Sunday, February 15, 2026

The Word Has Been Weaponized
What Fascism Actually Is, and What It Is Not
White Rose
February 2026
“Communists.”
“Marxists.”
“Radical left fascists.”
“Extremists.”
“Vermin.”
These are not paraphrases. These are the actual words Donald Trump has used repeatedly to describe his political opponents. The labels are applied broadly, often simultaneously, sometimes even contradicting one another. Fascists and communists, historically mortal enemies, are merged into a single interchangeable threat category.
This is not ideological precision.
It is rhetorical construction.
Because once a word becomes elastic enough, it can be stretched to cover anyone. And once it covers anyone, it loses its meaning entirely.
That is the first victory of real fascism. Not the uniform. Not the salute. The definition.

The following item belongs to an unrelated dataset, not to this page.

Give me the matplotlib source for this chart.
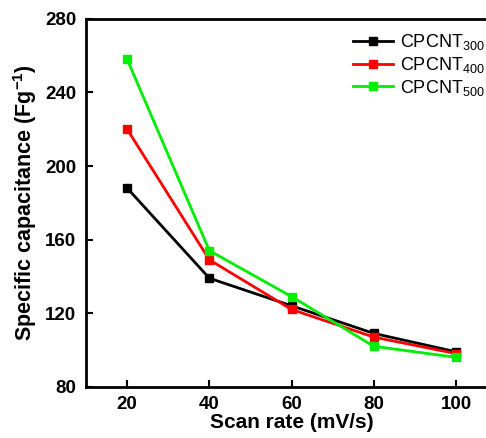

When the word fascist becomes nothing more than an insult, it ceases to function as a warning.
So it becomes necessary to restore the word to its actual meaning.
Fascism is not disagreement.
It is not dissent.
It is not opposition.
Fascism is a structure.
In 2003, political scientist Laurence W. Britt studied seven fascist regimes including Mussolini’s Italy, Hitler’s Germany, Franco’s Spain, Pinochet’s Chile, and Suharto’s Indonesia. His findings were published in Free Inquiry magazine under the title “Fascism Anyone?” He identified thirteen characteristics that appeared consistently across all of them.
He was not writing about modern America.
He was describing a pattern.
And patterns, once understood, become unmistakable.
Here are those thirteen characteristics, restored to their proper meaning.
1. Powerful and continuing nationalism
Fascist systems rely on emotional national identity centered around restoration. Trump’s political identity remains anchored in the promise to restore a lost national greatness, presenting himself as the singular figure capable of that restoration.
2. Disdain for human rights
Human beings become categorized as threats rather than individuals. Trump has repeatedly advocated mass deportations involving millions of people and the construction of large scale detention infrastructure to carry them out.
3. Identification of enemies as a unifying cause
Fascism requires internal enemies to unify followers. Trump consistently labels journalists, prosecutors, political opponents, and civil servants as corrupt, traitorous, or illegitimate.
4. Supremacy of security force as an instrument of internal authority
Military and federal force become tools of internal control. Trump has openly discussed using federal forces and military capacity to enforce domestic political and immigration objectives.
5. Rampant sexism
Authority becomes associated with dominance and masculinity. Trump has repeatedly framed leadership in terms of strength and dominance while using personal and gender based attacks against female opponents.
6. Obsession with controlling narrative legitimacy
Independent truth becomes subordinate to leader defined truth. Trump consistently labels unfavorable reporting as fake, encouraging followers to distrust independent information sources.
7. Obsession with national security framing
Threat becomes permanent. Immigration, dissent, and protest are framed as existential dangers requiring extraordinary authority.
8. Religion intertwined with political legitimacy
Political authority becomes linked with religious identity. Trump has positioned himself as a defender of Christianity, reinforcing alignment between political loyalty and religious identity.
9. Protection of corporate and elite economic power
Economic hierarchy becomes normalized. Trump’s economic policies have consistently favored deregulation and tax structures benefiting corporations and wealthy individuals.
10. Suppression or delegitimization of labor power
Independent worker power is weakened. Economic messaging emphasizes hierarchy and individual accumulation rather than collective bargaining power.
11. Disdain for intellectuals and expertise
Expertise becomes suspect when it contradicts authority. Scientific institutions, intelligence agencies, and academic experts have been dismissed when their conclusions conflict with political messaging.
12. Obsession with crime, punishment, and social control
Authority becomes the primary solution to disorder. Trump’s rhetoric consistently emphasizes harsh punitive responses to perceived threats and instability.
13. Cronyism and loyalty based authority structure
Personal loyalty becomes the primary qualification for power. Authority centers on the individual rather than on independent institutional function.
Fascism does not arrive with announcement.
It reveals itself through patterns.
Its clearest signal is the elevation of one individual above the system itself.
When loyalty to a person becomes more important than loyalty to law, institution, or shared reality, the transformation is already underway.
History does not need to repeat exactly.
It only needs to follow the same structure.
Reference:
Laurence W. Britt, “Fascism Anyone?” Free Inquiry Magazine, Volume 22, Number 2, Spring 2003.